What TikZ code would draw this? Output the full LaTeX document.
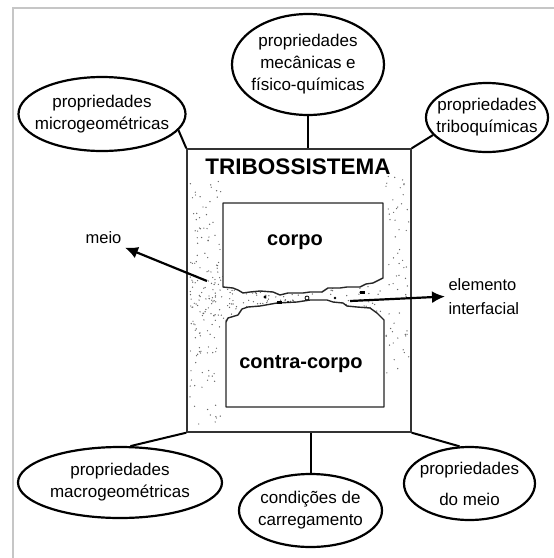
\documentclass[tikz,border=0pt]{standalone}
\usepackage{fontspec}
\setmainfont{Liberation Sans}
\usetikzlibrary{shapes.geometric, arrows.meta, positioning}

\begin{document}
\begin{tikzpicture}[
    x=1pt, y=-1pt,
    every node/.style={font=\fontsize{17}{22}\selectfont, align=center},
    prop/.style={draw, ellipse, line width=2.2pt, inner sep=0pt},
    sysbox/.style={draw=black!80, line width=1.4pt, inner sep=0pt},
    surface/.style={draw=black!85, line width=1.4pt, fill=white, line join=round},
    freelabel/.style={font=\fontsize{16.5}{24}\selectfont},
    bodylabel/.style={font=\bfseries\fontsize{20}{24}\selectfont},
    link/.style={line width=2pt},
    pointer/.style={line width=2.2pt, -{Latex[length=13pt, width=12pt]}},
    grain/.style={fill=black!60}
]
\useasboundingbox (0,0) rectangle (554,558);
\draw[gray!45, line width=1.5pt] (13,558) -- (13,8) -- (554,8);

\node[sysbox, minimum width=224pt, minimum height=283pt] (sistema) at (299,290.5) {};
\node[font=\bfseries\fontsize{22.5}{26}\selectfont] (titulo) at (298,167) {TRIBOSSISTEMA};

\pgfmathsetseed{11}
\foreach \k in {1,...,110}{
    \pgfmathsetmacro\gx{190+31*rnd}\pgfmathsetmacro\gy{180+248*rnd}
    \fill[grain] (\gx,\gy) circle (0.7);
}
\foreach \k in {1,...,70}{
    \pgfmathsetmacro\gx{190+45*rnd}\pgfmathsetmacro\gy{262+70*rnd}
    \fill[grain] (\gx,\gy) circle (0.7);
}
\foreach \k in {1,...,50}{
    \pgfmathsetmacro\gx{386+23*rnd}\pgfmathsetmacro\gy{176+160*rnd}
    \fill[grain] (\gx,\gy) circle (0.7);
}
\foreach \k in {1,...,10}{
    \pgfmathsetmacro\gx{386+23*rnd}\pgfmathsetmacro\gy{336+85*rnd}
    \fill[grain] (\gx,\gy) circle (0.7);
}
\foreach \k in {1,...,140}{
    \pgfmathsetmacro\gx{226+156*rnd}\pgfmathsetmacro\gy{286+34*rnd}
    \fill[grain] (\gx,\gy) circle (0.7);
}

\draw[surface] (223,287) -- (223,203) -- (383,203) -- (383,278) -- (373,283) -- (366,284)
    -- (360,287) -- (347,287) -- (340,288) -- (328,288) -- (322,292) -- (310,292)
    -- (303,293) -- (297,293) -- (288,293) -- (280,295) -- (273,292) -- (260,291)
    -- (250,292) -- (243,293) -- (238,290) -- (233,288) -- cycle;
\draw[surface] (226,322) -- (226,407) -- (384,407) -- (384,320) -- (377,313) -- (370,308)
    -- (357,307) -- (347,306) -- (343,303) -- (333,302) -- (327,300) -- (310,300)
    -- (297,302) -- (277,303) -- (260,306) -- (248,307) -- (242,309) -- (238,315)
    -- (228,318) -- cycle;
\fill[black] (265,297) circle (1.6);
\fill[black] (277,301) rectangle (282,304);
\fill[black] (288,302) circle (1.2);
\draw[black, line width=0.8pt] (307,298) circle (2);
\fill[black] (335,298) circle (1.3);
\fill[black] (360,291) rectangle (365,294);

\node[bodylabel] (corpo) at (295,242) {corpo};
\node[bodylabel] (contra) at (301,364) {contra-corpo};

\node[prop, minimum width=167pt, minimum height=74pt,
    label={center:{propriedades\\microgeométricas}}] (micro) at (102,114) {};
\node[prop, minimum width=152pt, minimum height=101pt,
    label={center:{propriedades\\mecânicas e\\físico-químicas}}] (mec) at (308,64.5) {};
\node[prop, minimum width=122pt, minimum height=69pt,
    label={center:{propriedades\\triboquímicas}}] (triboq) at (487,117.5) {};
\node[prop, minimum width=204pt, minimum height=71pt,
    label={center:{propriedades\\macrogeométricas}}] (macro) at (120,482.5) {};
\node[prop, minimum width=143pt, minimum height=73pt,
    label={center:{condições de\\carregamento}}] (cond) at (310.5,510.5) {};
\node[prop, minimum width=131pt, minimum height=73pt,
    label={center:{propriedades\\[9pt]do meio}}] (domeio) at (469.5,483.5) {};

\draw[link] (micro.-12) -- (sistema.north west);
\draw[link] (mec) -- (mec |- sistema.north);
\draw[link] (triboq.198) -- (sistema.north east);
\draw[link] (macro.74) -- (sistema.south west);
\draw[link] (cond) -- (cond |- sistema.south);
\draw[link] (domeio.105) -- (sistema.south east);

\node[freelabel] (meio) at (103.5,238) {meio};
\node[freelabel, align=left, anchor=west] (elemento) at (445,296.5) {elemento\\interfacial};
\coordinate (meiofonte) at (207,281);
\coordinate (interface) at (350,301);
\draw[pointer] (meiofonte) -- (meio.south east);
\draw[pointer] (interface) -- (elemento.west);
\end{tikzpicture}
\end{document}
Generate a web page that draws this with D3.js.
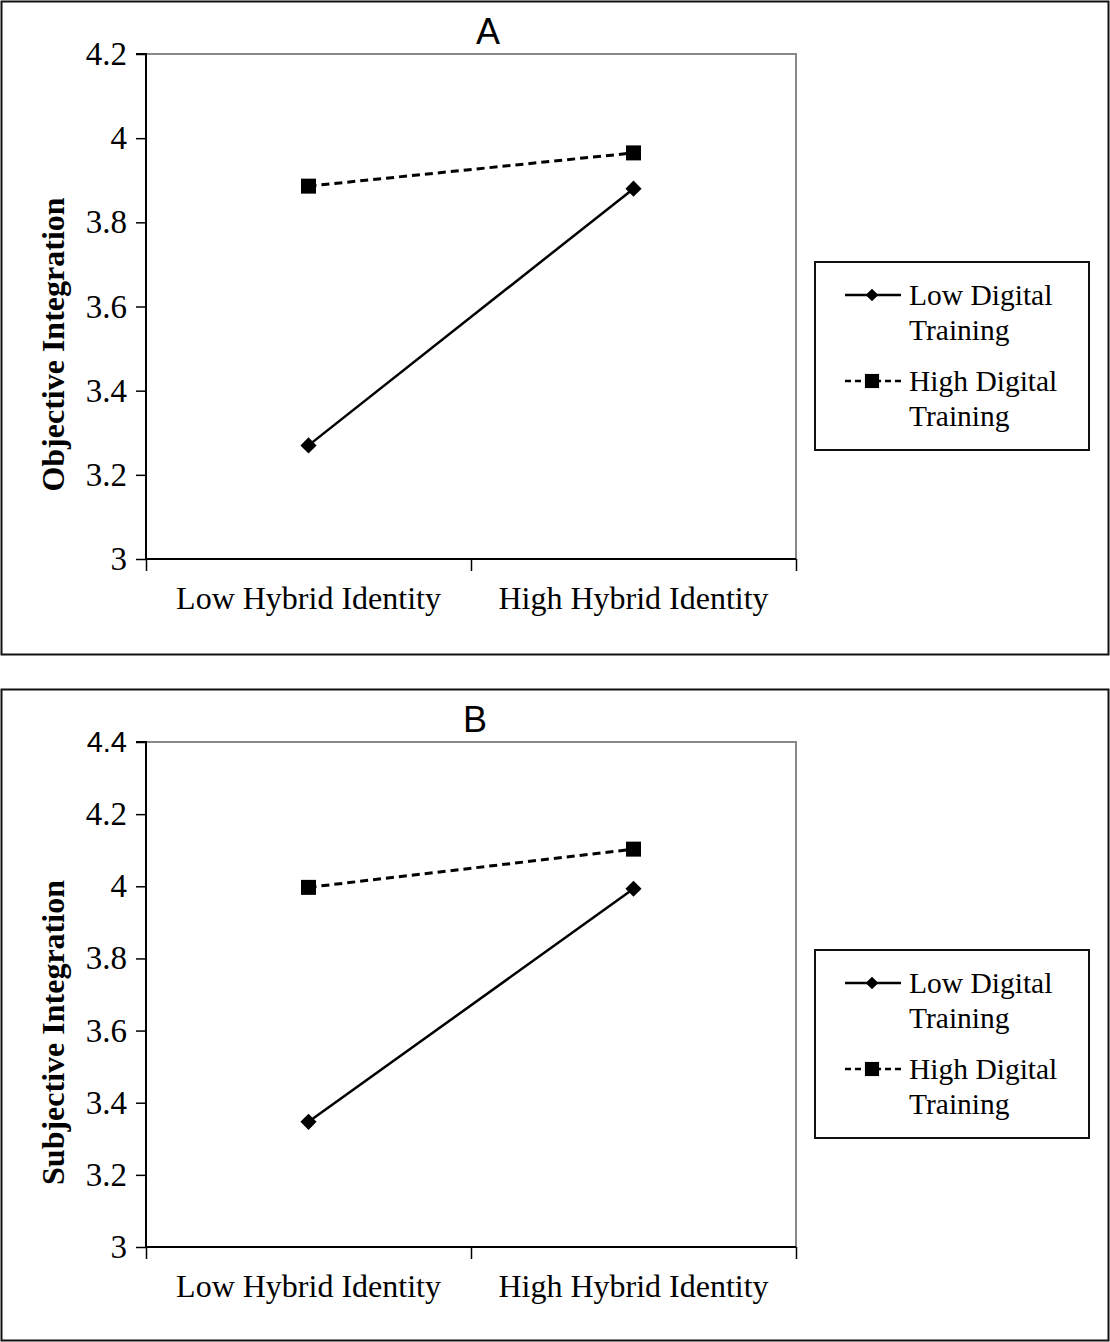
<!DOCTYPE html>
<html>
<head>
<meta charset="utf-8">
<script src="https://cdn.jsdelivr.net/npm/d3@7"></script>
<style>
  body { margin: 0; background: #fff; }
  svg { display: block; }
</style>
</head>
<body>
<svg id="chart" width="1110" height="1342"></svg>
<script>
// categories on the x axis
const hybridLevels = ["Low Hybrid Identity", "High Hybrid Identity"];
const seriesNames = ["Low Digital Training", "High Digital Training"];

// panel A: objective integration
const objLowTraining = [3.27, 3.88];
const objHighTraining = [3.886, 3.965];
const objTicks = [3, 3.2, 3.4, 3.6, 3.8, 4, 4.2];

// panel B: subjective integration
const subjLowTraining = [3.347, 3.993];
const subjHighTraining = [3.997, 4.103];
const subjTicks = [3, 3.2, 3.4, 3.6, 3.8, 4, 4.2, 4.4];

const svg = d3.select("#chart");
const serif = "'Liberation Serif', 'Times New Roman', serif";
const sans = "'Liberation Sans', Arial, sans-serif";

function drawPanel(top, height, letter, letterX, yTitle, yMax, ticks, lowVals, highVals, sansTop) {
  const g = svg.append("g").attr("transform", `translate(0,${top})`);

  // outer frame
  g.append("rect")
    .attr("x", 1.5).attr("y", 1.5)
    .attr("width", 1107).attr("height", height)
    .attr("fill", "none").attr("stroke", "#111").attr("stroke-width", 2);

  g.append("text")
    .attr("x", letterX).attr("y", 44)
    .attr("text-anchor", "middle")
    .style("font-family", sans).style("font-size", "36px")
    .text(letter);

  const left = 146, right = 796, plotTop = 54, plotBottom = 559;

  const x = d3.scalePoint().domain(hybridLevels).range([left, right]).padding(0.5);
  const xEdge = d3.scaleLinear().domain([0, 2]).range([left, right]);
  const y = d3.scaleLinear().domain([3, yMax]).range([plotBottom, plotTop]);

  // grey top / right plot border
  g.append("path")
    .attr("d", `M${left},${plotTop}H${right}V${plotBottom}`)
    .attr("fill", "none").attr("stroke", "#888").attr("stroke-width", 2);

  // y axis
  const yAxis = g.append("g")
    .attr("transform", `translate(${left},0)`)
    .call(d3.axisLeft(y).tickValues(ticks).tickSize(10).tickPadding(9)
      .tickFormat(d => d3.format("~g")(d)));
  yAxis.select(".domain").attr("stroke", "#000").attr("stroke-width", 2)
    .attr("d", `M-10,${plotTop}H0V${plotBottom}`);
  yAxis.selectAll(".tick line").attr("stroke", "#000").attr("stroke-width", 1.5);
  yAxis.selectAll(".tick text")
    .style("font-family", d => (sansTop && d === yMax) ? sans : serif)
    .style("font-size", d => (sansTop && d === yMax) ? "29px" : "33px")
    .attr("fill", "#000");

  // x axis with ticks at category edges
  const xAxis = g.append("g")
    .attr("transform", `translate(0,${plotBottom})`)
    .call(d3.axisBottom(xEdge).tickValues([0, 1, 2]).tickSize(12).tickFormat(""));
  xAxis.select(".domain").attr("stroke", "#000").attr("stroke-width", 2)
    .attr("d", `M${left},0H${right}`);
  xAxis.selectAll(".tick line").attr("stroke", "#000").attr("stroke-width", 1.5);

  g.selectAll(".xlab")
    .data(hybridLevels)
    .join("text")
    .attr("class", "xlab")
    .attr("x", d => x(d)).attr("y", plotBottom + 50)
    .attr("text-anchor", "middle")
    .style("font-family", serif).style("font-size", "32px")
    .text(d => d);

  g.append("text")
    .attr("transform", `translate(64,${(plotTop + plotBottom) / 2 + 38}) rotate(-90)`)
    .attr("text-anchor", "middle")
    .style("font-family", serif).style("font-size", "32px").style("font-weight", "bold")
    .text(yTitle);

  const line = d3.line()
    .x((d, i) => x(hybridLevels[i]))
    .y(d => y(d));

  g.append("path")
    .attr("d", line(highVals))
    .attr("fill", "none").attr("stroke", "#000").attr("stroke-width", 3)
    .attr("stroke-dasharray", "8,5");
  g.append("path")
    .attr("d", line(lowVals))
    .attr("fill", "none").attr("stroke", "#000").attr("stroke-width", 2.5);

  g.selectAll(".sq")
    .data(highVals)
    .join("path")
    .attr("class", "sq")
    .attr("transform", (d, i) => `translate(${x(hybridLevels[i])},${y(d)})`)
    .attr("d", d3.symbol(d3.symbolSquare, 225))
    .attr("fill", "#000");
  g.selectAll(".dm")
    .data(lowVals)
    .join("path")
    .attr("class", "dm")
    .attr("transform", (d, i) => `translate(${x(hybridLevels[i])},${y(d)}) rotate(45)`)
    .attr("d", d3.symbol(d3.symbolSquare, 130))
    .attr("fill", "#000");

  // legend
  const lg = g.append("g").attr("transform", "translate(815,262)");
  lg.append("rect")
    .attr("width", 274).attr("height", 188)
    .attr("fill", "#fff").attr("stroke", "#111").attr("stroke-width", 2);

  const rows = [
    { name: seriesNames[0], y: 33, dash: null, sym: "diamond" },
    { name: seriesNames[1], y: 119, dash: "6,4", sym: "square" }
  ];
  rows.forEach(r => {
    lg.append("line")
      .attr("x1", 30).attr("x2", 86).attr("y1", r.y).attr("y2", r.y)
      .attr("stroke", "#000").attr("stroke-width", 2.5)
      .attr("stroke-dasharray", r.dash);
    if (r.sym === "diamond") {
      lg.append("path")
        .attr("transform", `translate(57,${r.y}) rotate(45)`)
        .attr("d", d3.symbol(d3.symbolSquare, 80)).attr("fill", "#000");
    } else {
      lg.append("path")
        .attr("transform", `translate(57,${r.y})`)
        .attr("d", d3.symbol(d3.symbolSquare, 200)).attr("fill", "#000");
    }
    const words = r.name.split(" ");
    const t = lg.append("text")
      .attr("x", 94).attr("y", r.y + 10)
      .style("font-family", serif).style("font-size", "29.5px");
    t.append("tspan").attr("x", 94).attr("dy", 0).text(words.slice(0, 2).join(" "));
    t.append("tspan").attr("x", 94).attr("dy", 35).text(words[2]);
  });
}

drawPanel(0, 653, "A", 488, "Objective Integration", 4.2, objTicks, objLowTraining, objHighTraining, false);
drawPanel(688, 651, "B", 475, "Subjective Integration", 4.4, subjTicks, subjLowTraining, subjHighTraining, true);
</script>
</body>
</html>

---+---

Write down every line of the data above that includes the string "this".

§ **SOLUTION TO THE PROBLEM**
What TikZ code would draw this? Output the full LaTeX document.
Generate a web page that draws this with D3.js.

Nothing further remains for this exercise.